→ **WORK TO BE COMPLETED**
Pictures aside, quote the whole listing exactly.

■ ■ ■ ■ ■

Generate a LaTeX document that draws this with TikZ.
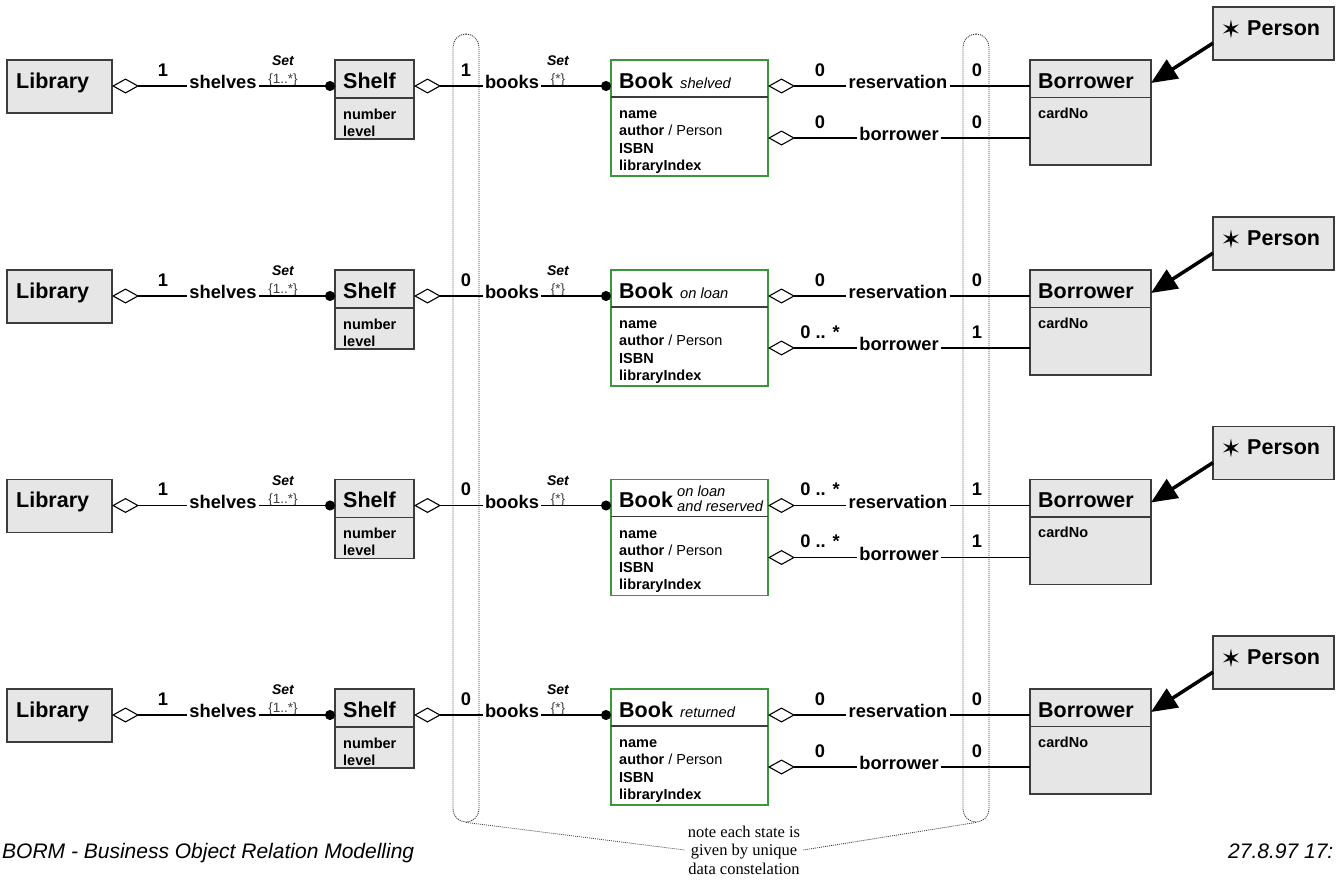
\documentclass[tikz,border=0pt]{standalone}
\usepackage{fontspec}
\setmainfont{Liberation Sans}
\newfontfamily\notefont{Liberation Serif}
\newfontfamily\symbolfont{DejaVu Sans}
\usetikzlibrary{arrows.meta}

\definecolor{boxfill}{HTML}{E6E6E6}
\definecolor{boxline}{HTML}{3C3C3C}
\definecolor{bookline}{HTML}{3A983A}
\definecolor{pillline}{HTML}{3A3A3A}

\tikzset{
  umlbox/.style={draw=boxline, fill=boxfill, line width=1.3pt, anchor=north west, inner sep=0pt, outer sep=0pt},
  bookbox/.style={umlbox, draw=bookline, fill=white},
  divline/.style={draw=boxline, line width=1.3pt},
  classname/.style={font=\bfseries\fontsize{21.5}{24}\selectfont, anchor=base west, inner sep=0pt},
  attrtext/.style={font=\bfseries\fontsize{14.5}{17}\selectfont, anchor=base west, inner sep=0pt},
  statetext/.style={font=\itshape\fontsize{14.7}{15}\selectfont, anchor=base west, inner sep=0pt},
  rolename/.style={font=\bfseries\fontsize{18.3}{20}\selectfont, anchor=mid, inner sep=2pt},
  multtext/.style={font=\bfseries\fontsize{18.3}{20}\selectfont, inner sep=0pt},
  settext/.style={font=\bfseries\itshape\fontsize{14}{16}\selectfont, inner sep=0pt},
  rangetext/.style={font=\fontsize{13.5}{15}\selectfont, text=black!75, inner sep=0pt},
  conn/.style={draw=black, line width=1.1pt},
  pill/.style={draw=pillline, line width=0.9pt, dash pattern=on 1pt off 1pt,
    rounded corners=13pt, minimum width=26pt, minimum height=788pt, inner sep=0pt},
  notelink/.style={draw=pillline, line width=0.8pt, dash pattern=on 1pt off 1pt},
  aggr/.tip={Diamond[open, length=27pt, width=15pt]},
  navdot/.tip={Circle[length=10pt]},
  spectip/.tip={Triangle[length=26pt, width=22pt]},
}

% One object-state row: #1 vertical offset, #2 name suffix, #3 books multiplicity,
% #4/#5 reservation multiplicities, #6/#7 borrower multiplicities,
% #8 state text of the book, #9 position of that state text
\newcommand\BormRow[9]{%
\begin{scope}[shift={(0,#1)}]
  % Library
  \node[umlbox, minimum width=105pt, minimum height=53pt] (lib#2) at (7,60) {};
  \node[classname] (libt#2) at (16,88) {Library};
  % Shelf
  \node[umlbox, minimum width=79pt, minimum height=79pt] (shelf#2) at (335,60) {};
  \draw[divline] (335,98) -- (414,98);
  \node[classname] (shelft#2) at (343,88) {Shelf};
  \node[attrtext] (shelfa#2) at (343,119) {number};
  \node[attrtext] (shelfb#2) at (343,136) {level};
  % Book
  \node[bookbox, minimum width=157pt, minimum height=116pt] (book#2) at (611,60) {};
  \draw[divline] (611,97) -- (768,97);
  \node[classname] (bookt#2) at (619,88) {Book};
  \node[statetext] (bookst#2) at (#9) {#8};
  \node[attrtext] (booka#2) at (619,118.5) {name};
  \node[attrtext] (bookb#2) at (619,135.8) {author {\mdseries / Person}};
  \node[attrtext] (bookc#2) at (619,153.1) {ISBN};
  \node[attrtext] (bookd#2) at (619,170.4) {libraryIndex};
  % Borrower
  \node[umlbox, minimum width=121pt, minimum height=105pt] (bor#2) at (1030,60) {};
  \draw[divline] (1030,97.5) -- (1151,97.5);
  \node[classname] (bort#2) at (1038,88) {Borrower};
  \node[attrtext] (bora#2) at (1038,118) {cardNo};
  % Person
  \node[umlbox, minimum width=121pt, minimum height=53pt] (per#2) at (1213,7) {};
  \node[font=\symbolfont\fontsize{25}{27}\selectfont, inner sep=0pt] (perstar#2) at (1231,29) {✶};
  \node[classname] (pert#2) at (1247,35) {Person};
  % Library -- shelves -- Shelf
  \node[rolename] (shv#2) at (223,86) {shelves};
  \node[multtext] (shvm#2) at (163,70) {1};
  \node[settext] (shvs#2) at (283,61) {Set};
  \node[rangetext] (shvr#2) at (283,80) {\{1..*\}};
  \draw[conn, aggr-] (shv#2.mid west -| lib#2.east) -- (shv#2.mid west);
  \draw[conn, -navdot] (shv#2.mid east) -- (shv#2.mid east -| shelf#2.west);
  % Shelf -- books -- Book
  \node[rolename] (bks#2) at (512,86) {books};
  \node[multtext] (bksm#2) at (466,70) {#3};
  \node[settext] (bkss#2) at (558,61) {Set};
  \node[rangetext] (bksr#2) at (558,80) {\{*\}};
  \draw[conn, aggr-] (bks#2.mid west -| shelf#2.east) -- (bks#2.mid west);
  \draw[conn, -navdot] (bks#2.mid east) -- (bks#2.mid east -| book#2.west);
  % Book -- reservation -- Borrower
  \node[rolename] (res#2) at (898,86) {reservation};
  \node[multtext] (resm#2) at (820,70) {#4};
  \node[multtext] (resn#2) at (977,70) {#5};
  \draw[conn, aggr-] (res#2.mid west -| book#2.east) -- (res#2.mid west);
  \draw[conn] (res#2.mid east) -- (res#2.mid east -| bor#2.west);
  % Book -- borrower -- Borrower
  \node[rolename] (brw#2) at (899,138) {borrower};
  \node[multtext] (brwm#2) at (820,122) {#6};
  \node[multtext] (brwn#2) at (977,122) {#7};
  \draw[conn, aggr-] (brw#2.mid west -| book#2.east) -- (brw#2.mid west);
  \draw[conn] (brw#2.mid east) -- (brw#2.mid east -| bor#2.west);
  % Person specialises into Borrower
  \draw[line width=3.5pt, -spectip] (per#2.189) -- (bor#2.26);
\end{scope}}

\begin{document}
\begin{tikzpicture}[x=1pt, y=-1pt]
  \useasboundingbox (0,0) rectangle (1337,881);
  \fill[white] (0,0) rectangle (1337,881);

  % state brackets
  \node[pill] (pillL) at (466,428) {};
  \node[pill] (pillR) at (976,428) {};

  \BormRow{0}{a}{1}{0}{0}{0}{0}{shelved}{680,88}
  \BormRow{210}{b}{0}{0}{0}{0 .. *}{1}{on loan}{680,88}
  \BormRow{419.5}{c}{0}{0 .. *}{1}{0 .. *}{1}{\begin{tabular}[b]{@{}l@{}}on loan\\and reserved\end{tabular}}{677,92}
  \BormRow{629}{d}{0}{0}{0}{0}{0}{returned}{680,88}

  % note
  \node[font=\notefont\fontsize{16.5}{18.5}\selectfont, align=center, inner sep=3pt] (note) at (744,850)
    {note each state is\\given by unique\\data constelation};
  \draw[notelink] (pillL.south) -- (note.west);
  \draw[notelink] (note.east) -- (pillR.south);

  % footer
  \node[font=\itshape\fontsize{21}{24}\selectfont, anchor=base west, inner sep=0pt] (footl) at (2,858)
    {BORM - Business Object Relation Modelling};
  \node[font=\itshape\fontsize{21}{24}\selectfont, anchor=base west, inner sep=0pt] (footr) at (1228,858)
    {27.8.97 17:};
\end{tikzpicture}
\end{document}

■ ■ ■ ■ ■

→ **ANSWER FOR THIS EXERCISE**
Generate a LaTeX document that draws this with TikZ.
\documentclass[tikz,border=0pt]{standalone}
\usepackage{fontspec}
\setmainfont{Liberation Sans}
\newfontfamily\notefont{Liberation Serif}
\newfontfamily\symbolfont{DejaVu Sans}
\usetikzlibrary{arrows.meta}

\definecolor{boxfill}{HTML}{E6E6E6}
\definecolor{boxline}{HTML}{3C3C3C}
\definecolor{bookline}{HTML}{3A983A}
\definecolor{pillline}{HTML}{3A3A3A}

\tikzset{
  umlbox/.style={draw=boxline, fill=boxfill, line width=1.3pt, anchor=north west, inner sep=0pt, outer sep=0pt},
  bookbox/.style={umlbox, draw=bookline, fill=white},
  divline/.style={draw=boxline, line width=1.3pt},
  classname/.style={font=\bfseries\fontsize{21.5}{24}\selectfont, anchor=base west, inner sep=0pt},
  attrtext/.style={font=\bfseries\fontsize{14.5}{17}\selectfont, anchor=base west, inner sep=0pt},
  statetext/.style={font=\itshape\fontsize{14.7}{15}\selectfont, anchor=base west, inner sep=0pt},
  rolename/.style={font=\bfseries\fontsize{18.3}{20}\selectfont, anchor=mid, inner sep=2pt},
  multtext/.style={font=\bfseries\fontsize{18.3}{20}\selectfont, inner sep=0pt},
  settext/.style={font=\bfseries\itshape\fontsize{14}{16}\selectfont, inner sep=0pt},
  rangetext/.style={font=\fontsize{13.5}{15}\selectfont, text=black!75, inner sep=0pt},
  conn/.style={draw=black, line width=1.1pt},
  pill/.style={draw=pillline, line width=0.9pt, dash pattern=on 1pt off 1pt,
    rounded corners=13pt, minimum width=26pt, minimum height=788pt, inner sep=0pt},
  notelink/.style={draw=pillline, line width=0.8pt, dash pattern=on 1pt off 1pt},
  aggr/.tip={Diamond[open, length=27pt, width=15pt]},
  navdot/.tip={Circle[length=10pt]},
  spectip/.tip={Triangle[length=26pt, width=22pt]},
}

% One object-state row: #1 vertical offset, #2 name suffix, #3 books multiplicity,
% #4/#5 reservation multiplicities, #6/#7 borrower multiplicities,
% #8 state text of the book, #9 position of that state text
\newcommand\BormRow[9]{%
\begin{scope}[shift={(0,#1)}]
  % Library
  \node[umlbox, minimum width=105pt, minimum height=53pt] (lib#2) at (7,60) {};
  \node[classname] (libt#2) at (16,88) {Library};
  % Shelf
  \node[umlbox, minimum width=79pt, minimum height=79pt] (shelf#2) at (335,60) {};
  \draw[divline] (335,98) -- (414,98);
  \node[classname] (shelft#2) at (343,88) {Shelf};
  \node[attrtext] (shelfa#2) at (343,119) {number};
  \node[attrtext] (shelfb#2) at (343,136) {level};
  % Book
  \node[bookbox, minimum width=157pt, minimum height=116pt] (book#2) at (611,60) {};
  \draw[divline] (611,97) -- (768,97);
  \node[classname] (bookt#2) at (619,88) {Book};
  \node[statetext] (bookst#2) at (#9) {#8};
  \node[attrtext] (booka#2) at (619,118.5) {name};
  \node[attrtext] (bookb#2) at (619,135.8) {author {\mdseries / Person}};
  \node[attrtext] (bookc#2) at (619,153.1) {ISBN};
  \node[attrtext] (bookd#2) at (619,170.4) {libraryIndex};
  % Borrower
  \node[umlbox, minimum width=121pt, minimum height=105pt] (bor#2) at (1030,60) {};
  \draw[divline] (1030,97.5) -- (1151,97.5);
  \node[classname] (bort#2) at (1038,88) {Borrower};
  \node[attrtext] (bora#2) at (1038,118) {cardNo};
  % Person
  \node[umlbox, minimum width=121pt, minimum height=53pt] (per#2) at (1213,7) {};
  \node[font=\symbolfont\fontsize{25}{27}\selectfont, inner sep=0pt] (perstar#2) at (1231,29) {✶};
  \node[classname] (pert#2) at (1247,35) {Person};
  % Library -- shelves -- Shelf
  \node[rolename] (shv#2) at (223,86) {shelves};
  \node[multtext] (shvm#2) at (163,70) {1};
  \node[settext] (shvs#2) at (283,61) {Set};
  \node[rangetext] (shvr#2) at (283,80) {\{1..*\}};
  \draw[conn, aggr-] (shv#2.mid west -| lib#2.east) -- (shv#2.mid west);
  \draw[conn, -navdot] (shv#2.mid east) -- (shv#2.mid east -| shelf#2.west);
  % Shelf -- books -- Book
  \node[rolename] (bks#2) at (512,86) {books};
  \node[multtext] (bksm#2) at (466,70) {#3};
  \node[settext] (bkss#2) at (558,61) {Set};
  \node[rangetext] (bksr#2) at (558,80) {\{*\}};
  \draw[conn, aggr-] (bks#2.mid west -| shelf#2.east) -- (bks#2.mid west);
  \draw[conn, -navdot] (bks#2.mid east) -- (bks#2.mid east -| book#2.west);
  % Book -- reservation -- Borrower
  \node[rolename] (res#2) at (898,86) {reservation};
  \node[multtext] (resm#2) at (820,70) {#4};
  \node[multtext] (resn#2) at (977,70) {#5};
  \draw[conn, aggr-] (res#2.mid west -| book#2.east) -- (res#2.mid west);
  \draw[conn] (res#2.mid east) -- (res#2.mid east -| bor#2.west);
  % Book -- borrower -- Borrower
  \node[rolename] (brw#2) at (899,138) {borrower};
  \node[multtext] (brwm#2) at (820,122) {#6};
  \node[multtext] (brwn#2) at (977,122) {#7};
  \draw[conn, aggr-] (brw#2.mid west -| book#2.east) -- (brw#2.mid west);
  \draw[conn] (brw#2.mid east) -- (brw#2.mid east -| bor#2.west);
  % Person specialises into Borrower
  \draw[line width=3.5pt, -spectip] (per#2.189) -- (bor#2.26);
\end{scope}}

\begin{document}
\begin{tikzpicture}[x=1pt, y=-1pt]
  \useasboundingbox (0,0) rectangle (1337,881);
  \fill[white] (0,0) rectangle (1337,881);

  % state brackets
  \node[pill] (pillL) at (466,428) {};
  \node[pill] (pillR) at (976,428) {};

  \BormRow{0}{a}{1}{0}{0}{0}{0}{shelved}{680,88}
  \BormRow{210}{b}{0}{0}{0}{0 .. *}{1}{on loan}{680,88}
  \BormRow{419.5}{c}{0}{0 .. *}{1}{0 .. *}{1}{\begin{tabular}[b]{@{}l@{}}on loan\\and reserved\end{tabular}}{677,92}
  \BormRow{629}{d}{0}{0}{0}{0}{0}{returned}{680,88}

  % note
  \node[font=\notefont\fontsize{16.5}{18.5}\selectfont, align=center, inner sep=3pt] (note) at (744,850)
    {note each state is\\given by unique\\data constelation};
  \draw[notelink] (pillL.south) -- (note.west);
  \draw[notelink] (note.east) -- (pillR.south);

  % footer
  \node[font=\itshape\fontsize{21}{24}\selectfont, anchor=base west, inner sep=0pt] (footl) at (2,858)
    {BORM - Business Object Relation Modelling};
  \node[font=\itshape\fontsize{21}{24}\selectfont, anchor=base west, inner sep=0pt] (footr) at (1228,858)
    {27.8.97 17:};
\end{tikzpicture}
\end{document}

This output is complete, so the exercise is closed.